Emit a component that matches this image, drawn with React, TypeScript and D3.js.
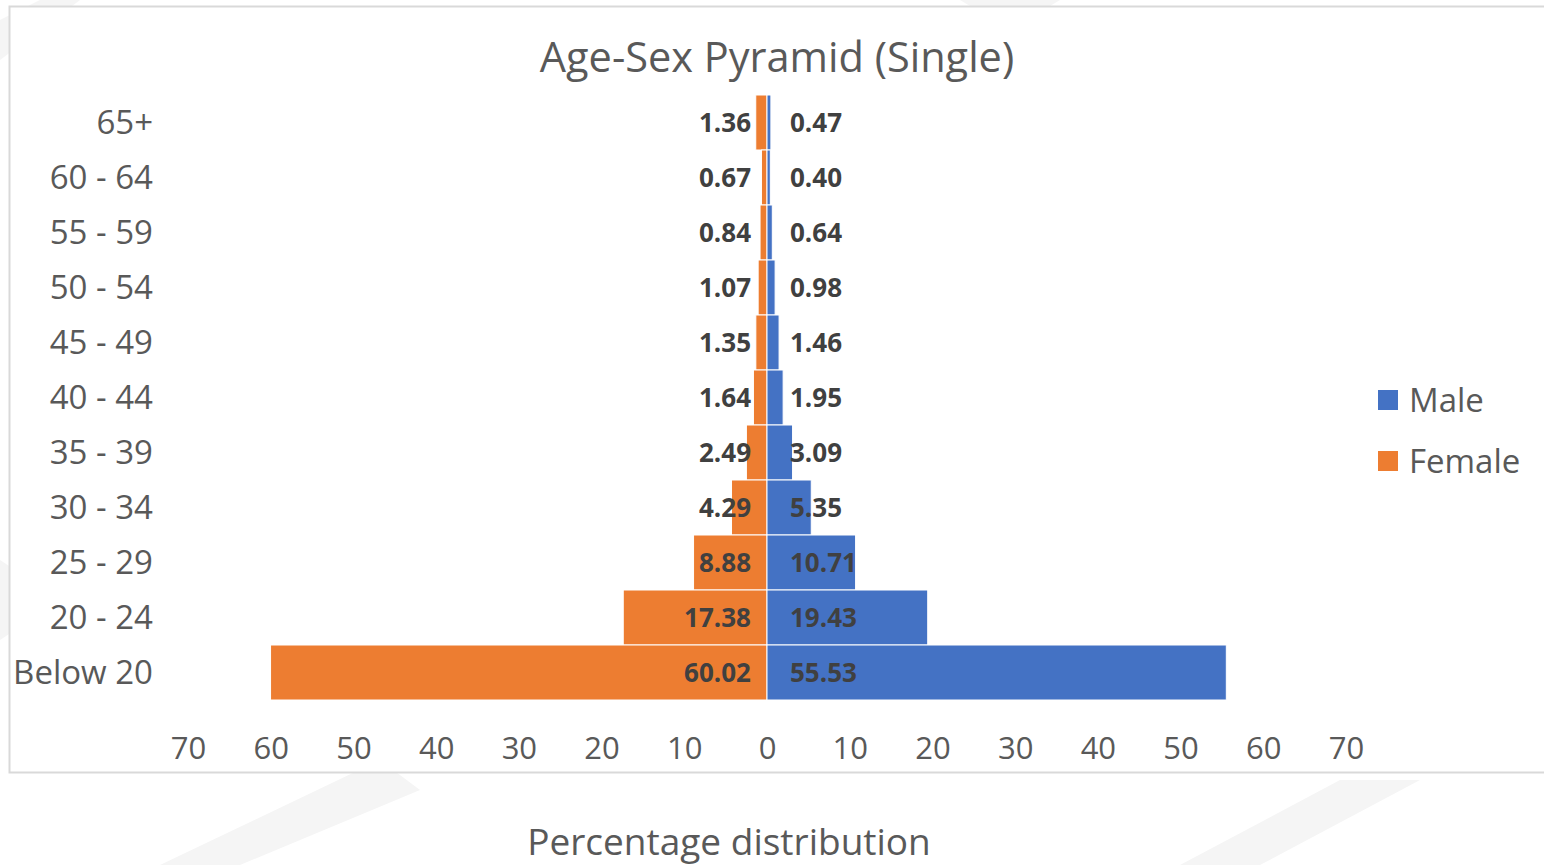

+ + + +

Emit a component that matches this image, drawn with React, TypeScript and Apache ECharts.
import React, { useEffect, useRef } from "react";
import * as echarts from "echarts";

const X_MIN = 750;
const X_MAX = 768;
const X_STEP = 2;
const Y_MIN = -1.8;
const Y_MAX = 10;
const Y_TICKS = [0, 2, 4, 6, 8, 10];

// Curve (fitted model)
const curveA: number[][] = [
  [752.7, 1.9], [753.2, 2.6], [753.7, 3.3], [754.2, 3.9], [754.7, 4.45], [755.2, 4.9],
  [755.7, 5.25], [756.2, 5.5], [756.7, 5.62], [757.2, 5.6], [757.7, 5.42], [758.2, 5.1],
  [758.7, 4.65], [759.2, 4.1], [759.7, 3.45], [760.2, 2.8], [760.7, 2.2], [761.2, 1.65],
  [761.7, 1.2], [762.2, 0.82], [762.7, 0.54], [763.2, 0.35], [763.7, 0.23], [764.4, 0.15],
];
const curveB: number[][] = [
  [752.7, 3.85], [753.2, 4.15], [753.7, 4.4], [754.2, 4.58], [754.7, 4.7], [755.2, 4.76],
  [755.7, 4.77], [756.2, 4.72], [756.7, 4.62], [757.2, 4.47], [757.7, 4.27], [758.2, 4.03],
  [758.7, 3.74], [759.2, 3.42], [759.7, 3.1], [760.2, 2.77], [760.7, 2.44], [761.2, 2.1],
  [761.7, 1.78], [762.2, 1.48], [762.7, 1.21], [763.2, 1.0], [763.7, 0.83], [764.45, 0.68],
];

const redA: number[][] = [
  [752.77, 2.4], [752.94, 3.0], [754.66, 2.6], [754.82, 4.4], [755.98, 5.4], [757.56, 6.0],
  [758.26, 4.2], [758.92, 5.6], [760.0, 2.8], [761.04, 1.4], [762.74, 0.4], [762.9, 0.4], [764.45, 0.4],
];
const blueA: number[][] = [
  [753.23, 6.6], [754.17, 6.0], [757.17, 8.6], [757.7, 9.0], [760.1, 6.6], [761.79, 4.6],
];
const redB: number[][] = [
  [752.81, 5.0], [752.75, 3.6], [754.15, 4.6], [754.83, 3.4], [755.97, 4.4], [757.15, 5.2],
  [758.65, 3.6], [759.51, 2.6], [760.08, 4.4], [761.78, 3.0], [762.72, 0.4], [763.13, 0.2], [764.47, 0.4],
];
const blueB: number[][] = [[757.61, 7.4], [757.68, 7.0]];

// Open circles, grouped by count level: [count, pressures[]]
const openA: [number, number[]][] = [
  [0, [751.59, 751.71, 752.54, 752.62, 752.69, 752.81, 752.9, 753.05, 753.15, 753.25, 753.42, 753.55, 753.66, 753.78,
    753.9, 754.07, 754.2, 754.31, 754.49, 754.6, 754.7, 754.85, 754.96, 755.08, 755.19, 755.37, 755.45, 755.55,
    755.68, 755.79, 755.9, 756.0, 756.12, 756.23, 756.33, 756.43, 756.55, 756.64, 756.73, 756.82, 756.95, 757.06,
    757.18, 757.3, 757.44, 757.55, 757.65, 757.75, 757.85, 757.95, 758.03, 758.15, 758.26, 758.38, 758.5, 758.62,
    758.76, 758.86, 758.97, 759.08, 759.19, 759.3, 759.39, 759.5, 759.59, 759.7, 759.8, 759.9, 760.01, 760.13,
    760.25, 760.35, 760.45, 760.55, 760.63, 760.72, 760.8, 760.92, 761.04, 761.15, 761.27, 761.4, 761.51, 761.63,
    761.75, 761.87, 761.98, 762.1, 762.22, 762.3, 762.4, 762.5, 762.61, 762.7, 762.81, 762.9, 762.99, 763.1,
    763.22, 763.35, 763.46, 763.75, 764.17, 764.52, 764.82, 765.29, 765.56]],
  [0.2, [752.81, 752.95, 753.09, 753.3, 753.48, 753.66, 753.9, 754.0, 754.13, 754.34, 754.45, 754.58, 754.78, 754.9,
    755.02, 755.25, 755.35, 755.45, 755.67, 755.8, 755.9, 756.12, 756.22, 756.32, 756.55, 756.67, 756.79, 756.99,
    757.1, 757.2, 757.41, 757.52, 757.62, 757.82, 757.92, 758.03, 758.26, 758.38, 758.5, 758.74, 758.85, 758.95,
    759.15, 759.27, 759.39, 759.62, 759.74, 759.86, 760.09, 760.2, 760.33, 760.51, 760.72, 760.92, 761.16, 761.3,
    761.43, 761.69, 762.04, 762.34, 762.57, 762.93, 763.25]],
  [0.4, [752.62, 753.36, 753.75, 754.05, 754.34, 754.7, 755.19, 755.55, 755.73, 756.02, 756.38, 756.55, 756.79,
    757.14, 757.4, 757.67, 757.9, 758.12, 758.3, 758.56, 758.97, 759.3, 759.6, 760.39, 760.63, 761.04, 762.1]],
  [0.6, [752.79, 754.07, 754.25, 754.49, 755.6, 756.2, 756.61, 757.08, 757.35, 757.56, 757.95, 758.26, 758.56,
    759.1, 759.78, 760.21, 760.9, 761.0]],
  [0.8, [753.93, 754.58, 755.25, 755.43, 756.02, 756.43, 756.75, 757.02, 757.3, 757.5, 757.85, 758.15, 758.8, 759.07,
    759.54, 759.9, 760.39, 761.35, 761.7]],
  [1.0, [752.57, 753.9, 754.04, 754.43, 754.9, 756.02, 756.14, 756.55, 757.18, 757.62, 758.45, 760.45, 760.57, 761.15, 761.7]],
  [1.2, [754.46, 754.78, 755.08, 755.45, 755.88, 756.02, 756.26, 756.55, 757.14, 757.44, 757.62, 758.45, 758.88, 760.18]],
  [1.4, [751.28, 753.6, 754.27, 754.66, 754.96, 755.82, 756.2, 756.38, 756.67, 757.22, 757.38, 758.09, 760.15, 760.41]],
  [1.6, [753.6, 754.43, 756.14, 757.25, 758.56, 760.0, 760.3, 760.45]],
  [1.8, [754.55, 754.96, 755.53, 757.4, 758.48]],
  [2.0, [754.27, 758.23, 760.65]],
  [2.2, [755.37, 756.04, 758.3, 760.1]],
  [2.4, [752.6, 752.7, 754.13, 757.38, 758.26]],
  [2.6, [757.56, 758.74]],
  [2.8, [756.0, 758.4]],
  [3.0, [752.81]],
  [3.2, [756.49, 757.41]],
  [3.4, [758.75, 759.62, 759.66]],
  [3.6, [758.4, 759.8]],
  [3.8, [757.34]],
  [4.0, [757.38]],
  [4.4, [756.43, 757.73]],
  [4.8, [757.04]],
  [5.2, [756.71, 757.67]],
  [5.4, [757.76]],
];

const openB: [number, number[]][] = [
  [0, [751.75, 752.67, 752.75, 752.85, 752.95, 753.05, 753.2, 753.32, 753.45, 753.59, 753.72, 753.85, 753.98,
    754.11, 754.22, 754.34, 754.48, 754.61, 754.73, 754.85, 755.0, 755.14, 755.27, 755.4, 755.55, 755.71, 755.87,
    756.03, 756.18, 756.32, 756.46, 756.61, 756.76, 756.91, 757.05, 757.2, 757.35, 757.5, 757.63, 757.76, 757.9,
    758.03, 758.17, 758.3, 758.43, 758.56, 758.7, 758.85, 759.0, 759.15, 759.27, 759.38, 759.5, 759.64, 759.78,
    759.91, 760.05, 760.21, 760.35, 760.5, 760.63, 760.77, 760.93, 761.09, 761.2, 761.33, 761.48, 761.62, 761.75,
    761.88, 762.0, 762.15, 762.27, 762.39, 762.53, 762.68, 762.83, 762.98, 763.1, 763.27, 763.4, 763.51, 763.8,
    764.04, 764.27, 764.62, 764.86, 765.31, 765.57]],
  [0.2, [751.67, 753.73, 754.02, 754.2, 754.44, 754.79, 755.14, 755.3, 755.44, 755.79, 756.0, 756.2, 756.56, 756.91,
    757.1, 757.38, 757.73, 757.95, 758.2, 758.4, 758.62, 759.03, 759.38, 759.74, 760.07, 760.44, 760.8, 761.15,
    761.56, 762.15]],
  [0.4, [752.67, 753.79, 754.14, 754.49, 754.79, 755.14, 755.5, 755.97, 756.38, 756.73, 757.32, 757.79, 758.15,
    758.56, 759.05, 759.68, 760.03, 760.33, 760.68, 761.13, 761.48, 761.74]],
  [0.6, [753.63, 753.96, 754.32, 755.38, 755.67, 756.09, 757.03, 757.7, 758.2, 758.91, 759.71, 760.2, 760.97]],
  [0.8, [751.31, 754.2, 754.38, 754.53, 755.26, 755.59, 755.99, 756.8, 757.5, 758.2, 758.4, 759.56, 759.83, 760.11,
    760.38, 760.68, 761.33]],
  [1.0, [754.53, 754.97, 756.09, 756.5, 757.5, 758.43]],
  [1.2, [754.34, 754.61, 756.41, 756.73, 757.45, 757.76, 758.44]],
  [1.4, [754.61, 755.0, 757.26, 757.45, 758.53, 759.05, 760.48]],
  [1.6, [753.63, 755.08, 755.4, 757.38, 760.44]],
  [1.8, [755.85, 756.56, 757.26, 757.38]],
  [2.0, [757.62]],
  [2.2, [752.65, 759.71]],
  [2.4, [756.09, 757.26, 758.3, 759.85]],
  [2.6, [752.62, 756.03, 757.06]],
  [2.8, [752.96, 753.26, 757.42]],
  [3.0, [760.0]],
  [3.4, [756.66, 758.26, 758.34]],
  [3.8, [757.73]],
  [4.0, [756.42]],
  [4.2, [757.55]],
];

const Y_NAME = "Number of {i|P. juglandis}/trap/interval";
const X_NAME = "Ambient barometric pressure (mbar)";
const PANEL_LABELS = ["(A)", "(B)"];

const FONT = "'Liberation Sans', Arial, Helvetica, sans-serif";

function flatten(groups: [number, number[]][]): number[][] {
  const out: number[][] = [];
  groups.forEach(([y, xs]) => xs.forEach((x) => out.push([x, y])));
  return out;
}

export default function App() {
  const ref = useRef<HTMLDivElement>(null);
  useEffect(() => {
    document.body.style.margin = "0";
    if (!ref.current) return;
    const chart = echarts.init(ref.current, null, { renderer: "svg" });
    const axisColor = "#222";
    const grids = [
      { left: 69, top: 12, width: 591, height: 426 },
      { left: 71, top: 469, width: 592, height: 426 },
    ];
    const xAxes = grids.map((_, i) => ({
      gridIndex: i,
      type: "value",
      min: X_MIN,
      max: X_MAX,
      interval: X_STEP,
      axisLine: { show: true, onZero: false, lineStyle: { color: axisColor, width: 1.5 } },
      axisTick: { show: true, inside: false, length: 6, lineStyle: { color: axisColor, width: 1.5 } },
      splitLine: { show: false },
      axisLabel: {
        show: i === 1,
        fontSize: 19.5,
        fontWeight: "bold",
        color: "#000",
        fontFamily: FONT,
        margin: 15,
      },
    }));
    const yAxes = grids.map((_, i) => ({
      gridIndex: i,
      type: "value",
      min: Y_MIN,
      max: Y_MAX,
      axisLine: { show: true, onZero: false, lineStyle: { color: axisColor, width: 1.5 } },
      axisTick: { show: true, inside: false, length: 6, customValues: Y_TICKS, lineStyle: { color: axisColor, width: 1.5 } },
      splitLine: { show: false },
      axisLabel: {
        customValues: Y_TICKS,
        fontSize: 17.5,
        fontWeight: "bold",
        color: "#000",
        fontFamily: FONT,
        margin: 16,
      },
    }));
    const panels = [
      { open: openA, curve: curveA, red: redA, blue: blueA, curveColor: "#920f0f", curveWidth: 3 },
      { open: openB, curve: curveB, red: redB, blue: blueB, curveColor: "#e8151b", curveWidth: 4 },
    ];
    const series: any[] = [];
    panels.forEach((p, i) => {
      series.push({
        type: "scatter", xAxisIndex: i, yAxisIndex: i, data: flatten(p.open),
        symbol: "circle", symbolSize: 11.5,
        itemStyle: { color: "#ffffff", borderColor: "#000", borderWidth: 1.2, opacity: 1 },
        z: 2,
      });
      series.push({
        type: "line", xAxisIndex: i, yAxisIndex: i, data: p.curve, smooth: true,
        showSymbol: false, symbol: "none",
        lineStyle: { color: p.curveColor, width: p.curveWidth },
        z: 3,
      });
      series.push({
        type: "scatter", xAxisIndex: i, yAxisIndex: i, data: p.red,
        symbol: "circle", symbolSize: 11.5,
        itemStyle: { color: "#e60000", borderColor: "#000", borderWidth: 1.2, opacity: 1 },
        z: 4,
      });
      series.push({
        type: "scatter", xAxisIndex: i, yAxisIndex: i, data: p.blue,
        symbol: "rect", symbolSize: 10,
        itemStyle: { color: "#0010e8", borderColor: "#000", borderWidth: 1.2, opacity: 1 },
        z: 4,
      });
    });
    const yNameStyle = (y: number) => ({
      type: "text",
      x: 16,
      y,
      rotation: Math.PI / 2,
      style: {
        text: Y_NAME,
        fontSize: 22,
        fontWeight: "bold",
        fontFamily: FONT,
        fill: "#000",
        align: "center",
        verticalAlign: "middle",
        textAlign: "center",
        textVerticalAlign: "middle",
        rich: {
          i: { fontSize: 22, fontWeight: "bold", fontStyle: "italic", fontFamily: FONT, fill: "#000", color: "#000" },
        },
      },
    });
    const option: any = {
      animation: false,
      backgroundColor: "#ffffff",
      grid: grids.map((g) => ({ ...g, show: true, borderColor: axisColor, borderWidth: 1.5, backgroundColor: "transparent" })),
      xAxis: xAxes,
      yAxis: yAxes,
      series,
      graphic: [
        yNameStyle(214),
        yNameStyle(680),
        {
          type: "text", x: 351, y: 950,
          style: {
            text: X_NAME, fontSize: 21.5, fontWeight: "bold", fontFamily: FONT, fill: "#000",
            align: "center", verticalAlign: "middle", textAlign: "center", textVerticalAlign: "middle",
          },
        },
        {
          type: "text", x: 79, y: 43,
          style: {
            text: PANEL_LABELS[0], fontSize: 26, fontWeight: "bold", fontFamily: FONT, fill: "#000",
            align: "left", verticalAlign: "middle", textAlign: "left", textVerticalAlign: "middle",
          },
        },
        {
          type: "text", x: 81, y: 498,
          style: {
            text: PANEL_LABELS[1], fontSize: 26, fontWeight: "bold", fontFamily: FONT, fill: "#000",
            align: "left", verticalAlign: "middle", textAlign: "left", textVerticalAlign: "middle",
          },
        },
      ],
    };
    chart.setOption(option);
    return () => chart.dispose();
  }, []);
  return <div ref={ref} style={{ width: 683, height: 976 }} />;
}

+ + + +

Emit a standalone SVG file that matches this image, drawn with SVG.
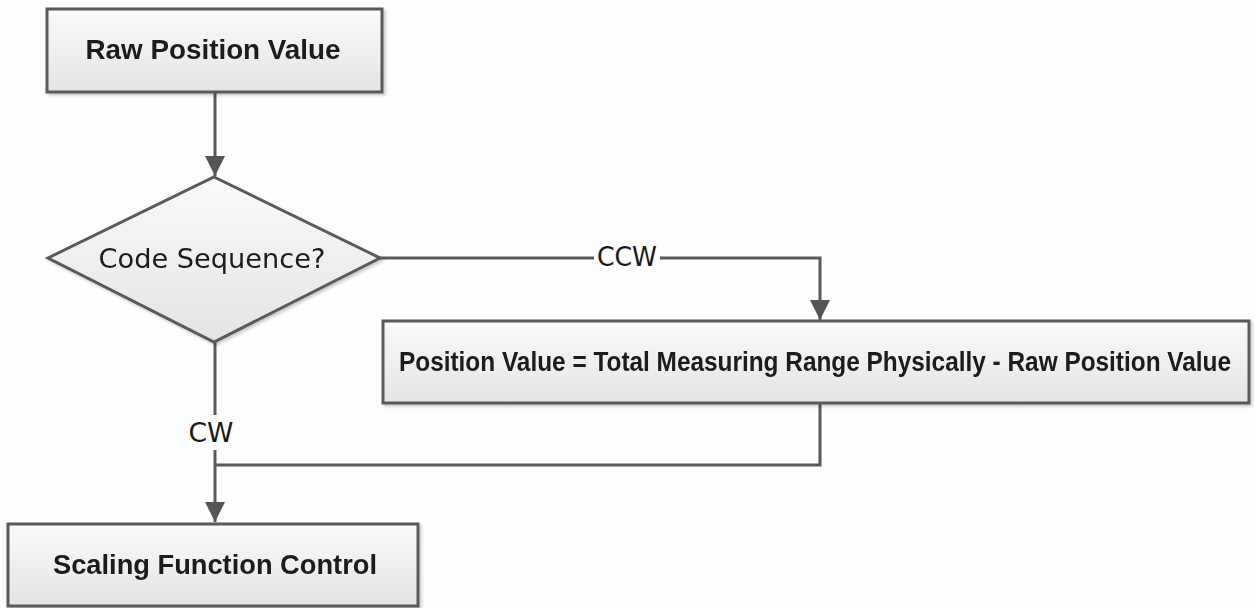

+ + + +

Look through the entries and work out how many lines have the word "this" in them; reply with that number only.

EXERCISE RESPONSE | 3